Straw is a by-product of a grain harvest – the stalk left after the harvest. The definition of the noun straw is ‘dried stalks of grain, used especially as fodder or as material for thatching, packing, or weaving.’ Straw is not usually used as feed, because it lacks nutrition. It works well as animal bedding because it doesn’t have much weight and it is soft. It is also great for mulching the garden because it helps hold in moisture. This is especially helpful when planting carrots because you do not want the top layer of soil to dry out. Straw has a golden color and typically comes from wheat, oats or barley. 

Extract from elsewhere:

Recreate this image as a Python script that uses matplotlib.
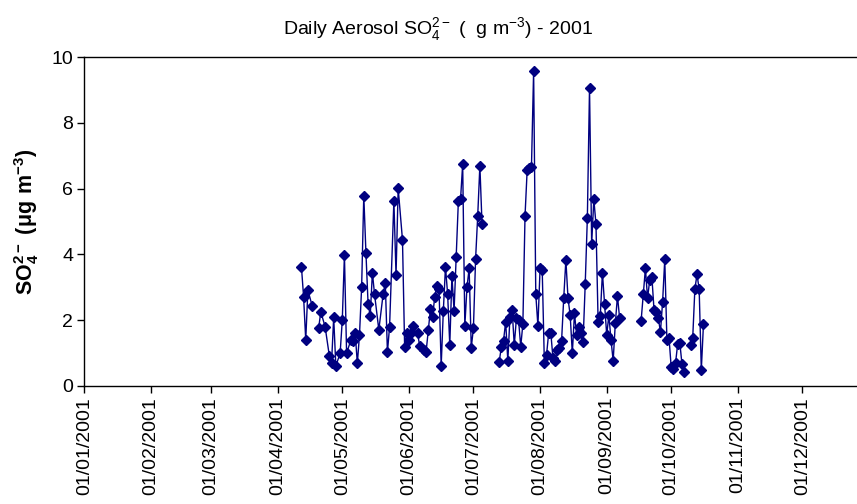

Hay is a noun defined as ‘grass that has been mown and dried for use as fodder.’ Hay can also be legumes. The type of hay you need is decided by the nutritional needs of the livestock you are feeding. The nutritional and protein value of hay depends on the plant it comes from and when it is harvested. Fiber increases as hay grows, and protein decreases. Most of the protein is in the leaves and the fiber is in the stalks. Some of the types of hay are alfalfa, clover, rye, timothy, and fescue. Alfalfa and clover are legumes, while the other three are grasses. When looking for bales of hay, look for a light green color. The hay needs to be dry and not moldy. You also want it to be free of weed seeds. 

Will you be helping with haying this season? Helping to purchase hay from a nearby farmer? Now you understand a little more about how haying works!


Verse of the Week

Jeremiah 5:24 Neither say they in their heart, Let us now fear the Lord our God, that giveth rain, both the former and the latter, in His season: He reserveth unto us the appointed weeks of the harvest. 

We must trust the Lord and know that He provides the sunshine and rain so that we may harvest at the end of the season. He wants us to follow Him and give Him praise. Pray over your gardens and crops – pray that the Lord will bless them and grant you a harvest for your family and others.